2 à 10 ans de prison
Le procès des cinq hommes devrait se tenir en 2019, peut-être au printemps. A Genève, le Tribunal correctionnel inflige des peines allant de 2 à 10 ans de prison. D’ici au jugement, les accusés bénéficient de la présomption d’innocence.
«Les faits sont très graves, car Genève est une place d’arbitrage importante et de telles pratiques sont inacceptables», estiment Catherine Chirazi, avocate des enfants de l’ancien président du parlement koweïtien, qui figurent parmi les plaignants, ainsi que Jean-Pierre Jacquemoud, avocat avec Pascal Maurer de Nasser al-Sabah, personnalité toujours influente au Koweït.
Son cousin Ahmad al-Sabah a été décrit par la BBC comme «l’une des figures officielles les plus importantes du monde sportif». Il est membre du CIO depuis 1992, ce qui explique ses fréquentes présences à Lausanne. Il a été membre du Conseil exécutif de la FIFA de 2015 à 2017, avant de devoir démissionner en raison d’allégations de corruption, qu’il conteste.
Est-il le commanditaire ou l’instigateur du montage autour des vidéos truquées? Il l’a réfuté durant l’enquête, affirmant n’avoir fait que suivre les conseils de ses avocats.
«Le renvoi ne se justifie pas, affirment ses défenseurs genevois, Albert Righini et Patrick Hunziker. L’enquête du Ministère public établit que S.E. Cheikh Ahmad Fahad al-Ahmad al-Sabah n’a commis aucune infraction. [Il] a pleinement collaboré à l’enquête.» L’avocat de Matthew Parish, Marc Henzelin, indique «réserver ses arguments pour le tribunal».

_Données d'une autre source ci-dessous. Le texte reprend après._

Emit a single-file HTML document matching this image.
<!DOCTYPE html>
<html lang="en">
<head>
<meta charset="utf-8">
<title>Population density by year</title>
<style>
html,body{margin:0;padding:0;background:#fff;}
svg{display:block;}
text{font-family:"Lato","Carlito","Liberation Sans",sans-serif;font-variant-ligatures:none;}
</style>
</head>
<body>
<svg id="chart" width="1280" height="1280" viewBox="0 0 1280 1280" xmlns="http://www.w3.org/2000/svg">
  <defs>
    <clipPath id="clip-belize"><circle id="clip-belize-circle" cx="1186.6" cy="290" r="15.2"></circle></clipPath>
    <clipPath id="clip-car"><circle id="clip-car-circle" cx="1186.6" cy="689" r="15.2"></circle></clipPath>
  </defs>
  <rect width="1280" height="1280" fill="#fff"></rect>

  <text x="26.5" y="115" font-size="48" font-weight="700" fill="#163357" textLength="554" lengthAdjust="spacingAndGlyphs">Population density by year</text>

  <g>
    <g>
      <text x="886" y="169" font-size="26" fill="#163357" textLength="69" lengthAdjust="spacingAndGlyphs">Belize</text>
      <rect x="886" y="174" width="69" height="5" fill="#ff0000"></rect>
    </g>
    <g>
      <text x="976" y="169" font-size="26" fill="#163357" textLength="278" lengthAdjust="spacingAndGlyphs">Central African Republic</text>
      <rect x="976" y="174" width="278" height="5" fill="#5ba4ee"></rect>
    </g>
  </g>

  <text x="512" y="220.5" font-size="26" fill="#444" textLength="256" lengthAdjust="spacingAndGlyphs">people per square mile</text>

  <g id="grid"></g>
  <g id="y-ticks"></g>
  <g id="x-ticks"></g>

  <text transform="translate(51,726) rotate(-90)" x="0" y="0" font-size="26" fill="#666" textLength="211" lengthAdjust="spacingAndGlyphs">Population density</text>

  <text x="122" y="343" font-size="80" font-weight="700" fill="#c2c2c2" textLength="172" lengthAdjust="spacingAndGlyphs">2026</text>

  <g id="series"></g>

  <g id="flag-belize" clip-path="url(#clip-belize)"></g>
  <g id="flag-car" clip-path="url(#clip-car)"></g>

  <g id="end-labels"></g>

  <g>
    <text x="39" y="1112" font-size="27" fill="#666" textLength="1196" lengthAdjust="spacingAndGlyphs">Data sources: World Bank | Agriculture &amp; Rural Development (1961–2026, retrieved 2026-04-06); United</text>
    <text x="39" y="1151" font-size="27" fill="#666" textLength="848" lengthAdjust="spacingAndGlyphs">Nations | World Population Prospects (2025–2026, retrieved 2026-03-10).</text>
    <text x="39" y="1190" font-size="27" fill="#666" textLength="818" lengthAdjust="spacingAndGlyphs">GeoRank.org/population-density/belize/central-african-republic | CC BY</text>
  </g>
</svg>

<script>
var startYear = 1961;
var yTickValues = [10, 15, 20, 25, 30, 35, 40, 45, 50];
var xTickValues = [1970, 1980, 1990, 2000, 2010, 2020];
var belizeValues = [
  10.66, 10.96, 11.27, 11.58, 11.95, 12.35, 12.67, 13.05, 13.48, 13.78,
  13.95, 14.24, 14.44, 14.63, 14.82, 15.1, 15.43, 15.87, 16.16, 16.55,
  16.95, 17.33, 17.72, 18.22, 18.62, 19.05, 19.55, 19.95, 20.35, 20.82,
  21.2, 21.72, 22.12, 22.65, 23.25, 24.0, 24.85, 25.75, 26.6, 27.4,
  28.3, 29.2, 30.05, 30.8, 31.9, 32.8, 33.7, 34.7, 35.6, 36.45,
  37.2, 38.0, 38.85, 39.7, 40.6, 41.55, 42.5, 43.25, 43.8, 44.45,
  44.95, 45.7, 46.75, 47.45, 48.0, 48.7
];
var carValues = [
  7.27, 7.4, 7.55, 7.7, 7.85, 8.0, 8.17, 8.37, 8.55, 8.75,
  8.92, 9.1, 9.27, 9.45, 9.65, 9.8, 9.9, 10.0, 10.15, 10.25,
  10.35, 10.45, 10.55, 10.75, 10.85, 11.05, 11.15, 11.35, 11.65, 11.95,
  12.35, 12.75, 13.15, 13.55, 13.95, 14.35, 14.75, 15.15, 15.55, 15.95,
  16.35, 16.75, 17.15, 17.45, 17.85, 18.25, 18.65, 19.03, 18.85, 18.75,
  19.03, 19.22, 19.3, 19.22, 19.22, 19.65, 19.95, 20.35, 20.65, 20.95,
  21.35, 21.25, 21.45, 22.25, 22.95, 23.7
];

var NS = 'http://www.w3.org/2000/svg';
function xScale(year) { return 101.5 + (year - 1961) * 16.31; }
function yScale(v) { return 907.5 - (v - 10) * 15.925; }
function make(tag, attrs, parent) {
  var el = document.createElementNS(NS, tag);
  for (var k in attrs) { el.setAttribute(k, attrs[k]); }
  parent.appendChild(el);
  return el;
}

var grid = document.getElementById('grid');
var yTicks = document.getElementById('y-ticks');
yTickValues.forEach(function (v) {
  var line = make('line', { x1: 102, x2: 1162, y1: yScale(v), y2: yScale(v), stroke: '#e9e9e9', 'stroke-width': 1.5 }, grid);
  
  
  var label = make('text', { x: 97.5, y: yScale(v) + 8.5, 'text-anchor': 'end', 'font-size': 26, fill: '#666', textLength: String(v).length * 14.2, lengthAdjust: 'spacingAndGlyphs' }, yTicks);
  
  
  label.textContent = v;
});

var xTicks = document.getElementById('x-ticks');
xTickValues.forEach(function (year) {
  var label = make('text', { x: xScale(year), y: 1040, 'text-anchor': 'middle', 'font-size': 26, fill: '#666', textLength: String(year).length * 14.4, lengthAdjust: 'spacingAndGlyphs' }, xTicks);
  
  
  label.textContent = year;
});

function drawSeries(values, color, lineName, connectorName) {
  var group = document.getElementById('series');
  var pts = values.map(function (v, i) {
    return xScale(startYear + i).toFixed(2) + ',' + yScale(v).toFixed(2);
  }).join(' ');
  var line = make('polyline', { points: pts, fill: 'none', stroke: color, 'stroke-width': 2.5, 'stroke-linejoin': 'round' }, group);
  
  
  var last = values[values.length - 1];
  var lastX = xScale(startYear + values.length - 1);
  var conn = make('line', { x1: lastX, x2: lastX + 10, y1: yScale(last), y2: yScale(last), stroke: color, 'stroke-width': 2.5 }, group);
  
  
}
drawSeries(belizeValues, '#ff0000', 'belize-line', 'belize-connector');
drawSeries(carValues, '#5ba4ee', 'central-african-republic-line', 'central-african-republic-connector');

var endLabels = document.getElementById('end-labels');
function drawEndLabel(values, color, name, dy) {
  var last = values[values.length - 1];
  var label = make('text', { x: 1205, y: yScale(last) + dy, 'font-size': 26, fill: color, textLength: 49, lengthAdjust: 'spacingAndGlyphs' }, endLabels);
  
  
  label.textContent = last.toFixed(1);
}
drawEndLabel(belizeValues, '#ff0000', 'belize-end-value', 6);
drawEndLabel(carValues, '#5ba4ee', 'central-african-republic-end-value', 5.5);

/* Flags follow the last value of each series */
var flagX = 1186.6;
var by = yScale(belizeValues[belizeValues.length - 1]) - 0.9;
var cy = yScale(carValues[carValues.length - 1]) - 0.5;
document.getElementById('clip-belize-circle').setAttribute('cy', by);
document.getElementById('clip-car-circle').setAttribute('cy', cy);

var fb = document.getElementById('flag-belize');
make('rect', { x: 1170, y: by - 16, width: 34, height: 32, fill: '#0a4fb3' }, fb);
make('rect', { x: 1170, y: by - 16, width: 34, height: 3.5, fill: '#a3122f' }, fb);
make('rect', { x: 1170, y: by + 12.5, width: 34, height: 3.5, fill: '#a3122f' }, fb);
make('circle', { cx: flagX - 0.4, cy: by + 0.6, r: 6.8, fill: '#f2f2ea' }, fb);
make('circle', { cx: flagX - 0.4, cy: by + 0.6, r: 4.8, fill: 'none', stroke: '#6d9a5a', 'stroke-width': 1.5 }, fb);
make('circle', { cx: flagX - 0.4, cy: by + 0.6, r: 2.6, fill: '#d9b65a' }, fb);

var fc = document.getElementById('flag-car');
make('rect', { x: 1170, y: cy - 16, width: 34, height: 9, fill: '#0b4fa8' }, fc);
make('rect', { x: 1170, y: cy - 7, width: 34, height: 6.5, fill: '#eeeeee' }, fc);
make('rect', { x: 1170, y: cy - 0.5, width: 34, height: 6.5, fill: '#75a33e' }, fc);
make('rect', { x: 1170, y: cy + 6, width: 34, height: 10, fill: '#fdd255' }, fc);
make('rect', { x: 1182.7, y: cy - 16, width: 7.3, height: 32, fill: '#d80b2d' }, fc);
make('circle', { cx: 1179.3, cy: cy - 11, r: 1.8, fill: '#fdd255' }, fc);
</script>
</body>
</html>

3000 francs dans une enveloppe
La vidéo au cœur de l’affaire est un curieux document. Peu lisible et de qualité médiocre, elle faisait état de dialogues hallucinants entre Nasser al-Sabah et des banquiers suisses. Il y était question de transferts de dizaines de milliards de dollars et de truquage des élections au Koweït.

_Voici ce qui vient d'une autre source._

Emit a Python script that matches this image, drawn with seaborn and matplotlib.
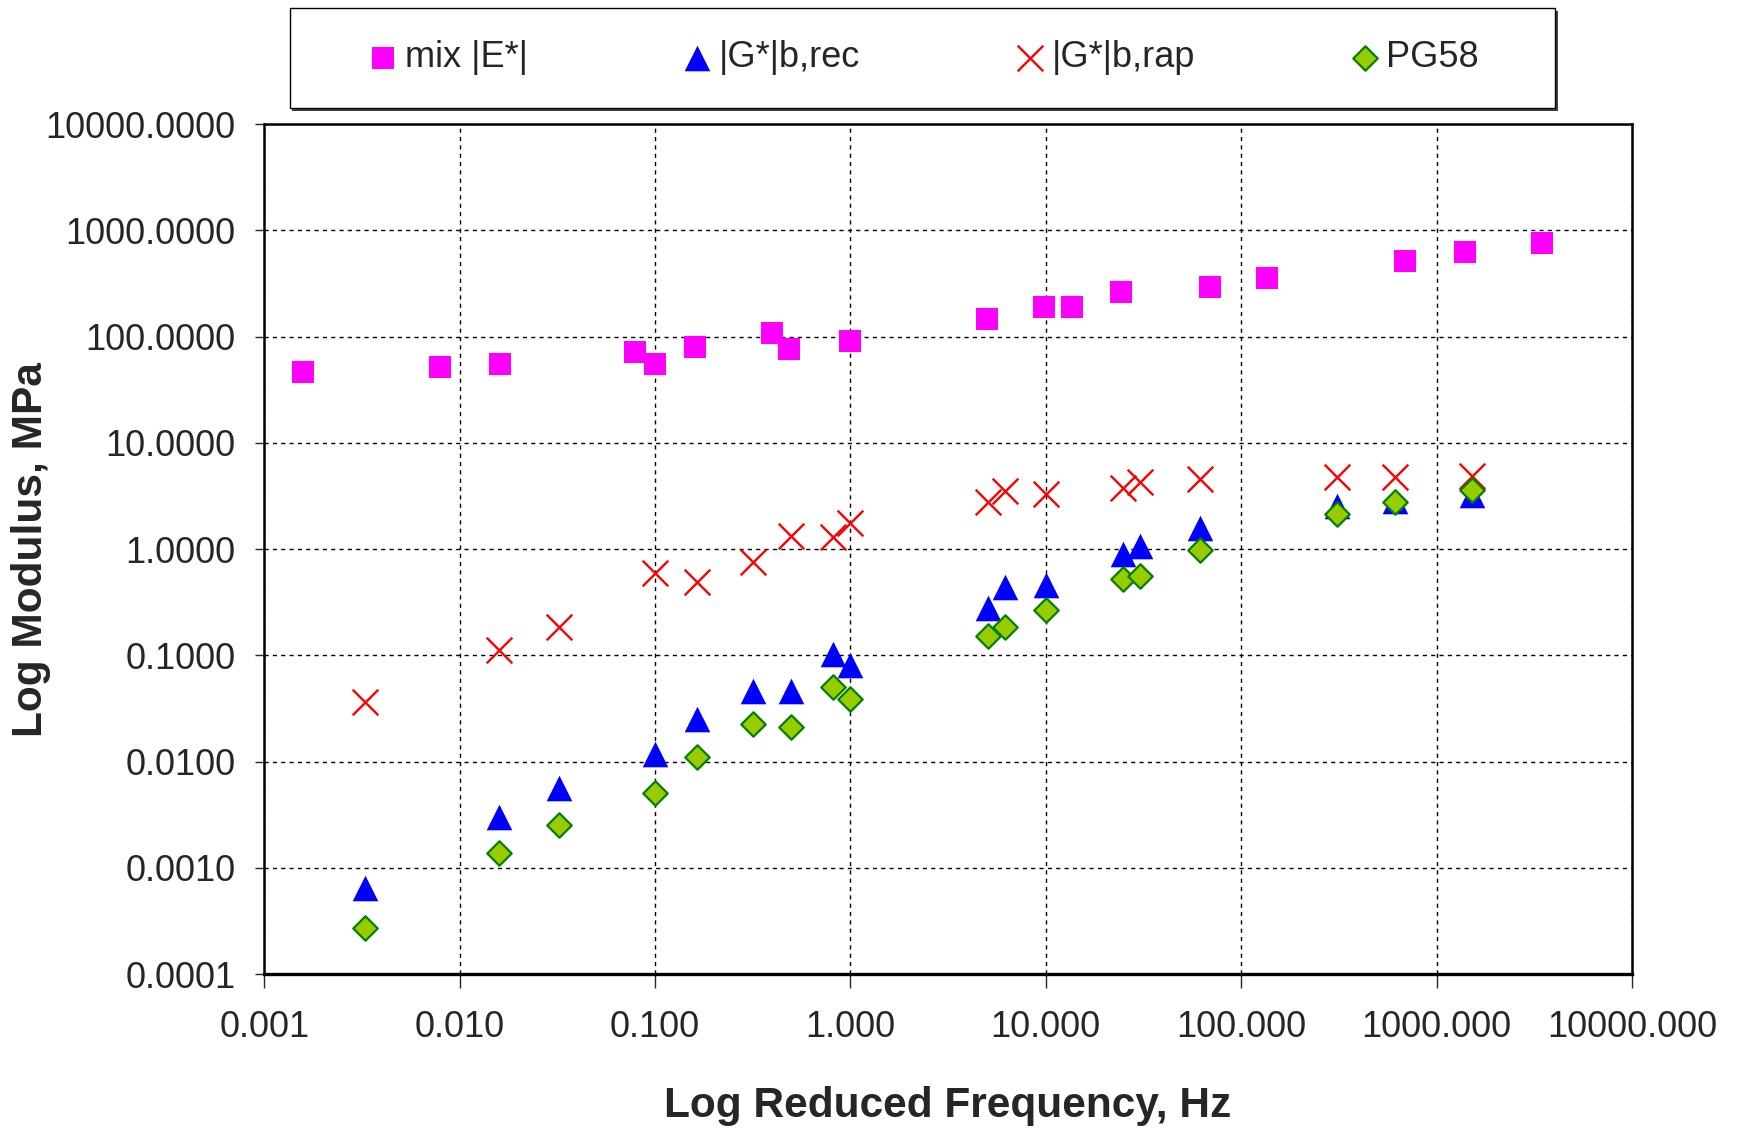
import numpy as np
import matplotlib
matplotlib.use('Agg')
import matplotlib.pyplot as plt
import matplotlib.ticker as mticker
from matplotlib.patches import Rectangle
import seaborn as sns

# mixture dynamic modulus
freq_mix = [0.00157, 0.0079, 0.0161, 0.0785, 0.1, 0.16, 0.398, 0.486, 1.0,
            5.03, 9.8, 13.7, 24.4, 69.5, 136, 686, 1395, 3480]
mix_E = [46.3, 52.3, 55.3, 71.4, 55.3, 80.6, 109, 76.2, 91.8,
         148, 192, 192, 262, 294, 360, 516, 628, 757]

# binder shear modulus
freq_binder = [0.00327, 0.0158, 0.0321, 0.1, 0.163, 0.318, 0.496, 0.818, 1.0,
               5.06, 6.21, 10.0, 24.7, 30.4, 61.7, 311, 612, 1517]
G_rec = [0.000644, 0.00304, 0.00562, 0.0118, 0.0251, 0.0463, 0.0463, 0.103, 0.0815,
         0.278, 0.438, 0.461, 0.90, 1.08, 1.57, 2.55, 2.85, 3.24]
G_rap = [0.0367, 0.113, 0.187, 0.601, 0.495, 0.764, 1.33, 1.31, 1.78,
         2.79, 3.56, 3.33, 3.75, 4.30, 4.55, 4.82, 4.82, 4.89]
PG58 = [0.000271, 0.00138, 0.00254, 0.00505, 0.0112, 0.0226, 0.0211, 0.0509, 0.039,
        0.154, 0.185, 0.268, 0.525, 0.56, 0.984, 2.13, 2.77, 3.61]

labels = ['mix |E*|', '|G*|b,rec', '|G*|b,rap', 'PG58']

sns.set_style('ticks')
plt.rcParams['font.family'] = ['Liberation Sans', 'DejaVu Sans']

fig = plt.figure(figsize=(17.39, 11.28), dpi=100)
ax = fig.add_axes([0.152, 0.1363, 0.7864, 0.7536])

sns.scatterplot(x=freq_mix, y=mix_E, marker='s', color='#FF00FF', s=245,
                linewidth=0, label=labels[0], ax=ax, zorder=3)
sns.scatterplot(x=freq_binder, y=G_rec, marker='^', color='#0000FF', s=340,
                linewidth=0, label=labels[1], ax=ax, zorder=3)
sns.scatterplot(x=freq_binder, y=G_rap, marker='x', color='#FF0000', s=340,
                linewidth=1.7, label=labels[2], ax=ax, zorder=3)
sns.scatterplot(x=freq_binder, y=PG58, marker='D', color='#99CC00', s=155,
                edgecolor='#008000', linewidth=1.6, label=labels[3], ax=ax, zorder=3)

ax.set_xscale('log')
ax.set_yscale('log')
ax.set_xlim(0.001, 10000)
ax.set_ylim(0.0001, 10000)
ax.xaxis.set_major_locator(mticker.LogLocator(base=10, numticks=20))
ax.yaxis.set_major_locator(mticker.LogLocator(base=10, numticks=20))
ax.xaxis.set_minor_locator(mticker.NullLocator())
ax.yaxis.set_minor_locator(mticker.NullLocator())
ax.xaxis.set_major_formatter(mticker.FuncFormatter(lambda v, p: f'{v:.3f}'))
ax.yaxis.set_major_formatter(mticker.FuncFormatter(lambda v, p: f'{v:.4f}'))

ax.grid(True, which='major', color='black', linestyle=(0, (3, 3)), linewidth=1)
ax.set_axisbelow(True)
for sp in ax.spines.values():
    sp.set_visible(True)
    sp.set_color('black')
    sp.set_linewidth(1.8)
ax.spines['bottom'].set_linewidth(2.4)

ax.tick_params(axis='y', direction='out', length=6.5, width=1, pad=14, labelsize=26)
ax.tick_params(axis='x', direction='out', length=10, width=1, pad=16, labelsize=26)

ax.set_xlabel('Log Reduced Frequency, Hz', fontsize=30.5, fontweight='bold')
ax.set_ylabel('Log Modulus, MPa', fontsize=30.5, fontweight='bold')
ax.xaxis.set_label_coords(0.5, -0.1545)
ax.xaxis.label.set_va('center')
ax.yaxis.set_label_coords(-0.1706, 0.5)
ax.yaxis.label.set_va('center')

handles, labs = ax.get_legend_handles_labels()
if ax.get_legend() is not None:
    ax.get_legend().remove()

# legend frame with shadow
fig.patches.append(Rectangle((0.1665 + 0.0017, 0.9046 - 0.0027), 0.7276, 0.0885,
                             transform=fig.transFigure, facecolor='#404040',
                             edgecolor='none', zorder=0))
fig.patches.append(Rectangle((0.1665, 0.9046), 0.7276, 0.0885,
                             transform=fig.transFigure, facecolor='white',
                             edgecolor='black', linewidth=1.0, zorder=1))

fig.legend(handles, labs, loc='center', bbox_to_anchor=(0.212, 0.9046, 0.6385, 0.0885),
           mode='expand', ncol=4, frameon=False, fontsize=26, handlelength=0.8,
           handletextpad=0.2, borderpad=0, borderaxespad=0, scatterpoints=1)

fig.savefig('out.png', dpi=100)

Des spécialistes suisses, mandatés pour l’enquête, ont conclu que les vidéos avaient probablement été manipulées, ou du moins que leur authenticité ne pouvait être attestée. Détail étonnant: un expert zurichois chargé d’analyser leur bande-son a reçu 3000 francs dans une enveloppe. Avec la promesse du double s’il concluait à la fausseté des vidéos. Selon des proches du dossier, il s’agirait d’une tentative maladroite pour discréditer l’expert. Une enquête distincte, pour corruption, a été ouverte.
Autre bizarrerie, une lettre à en-tête de la police cantonale vaudoise produite dans le cadre de l’arbitrage fictif pour accréditer l’authenticité des vidéos. Elle a été signée par un policier vaudois en exercice, un certain C. Pour l’instant, il n’a pas été sanctionné pour cette initiative. «Nous attendons les conclusions définitives au niveau pénal pour voir s’il y a lieu d’ouvrir une enquête administrative», explique Jean-Christophe Sauterel, porte-parole de la police cantonale vaudoise.
Un ancien policier du Service d’analyse et de prévention (SAP) de la police fédérale – aujourd’hui fondu dans le Service de renseignement de la Confédération – a aussi été perquisitionné dans cette affaire à l’automne 2016. Selon des proches du dossier, il aurait travaillé durant sa retraite comme «barbouze» pour Matthew Parish, mais son rôle dans l’arbitrage fictif semble très périphérique.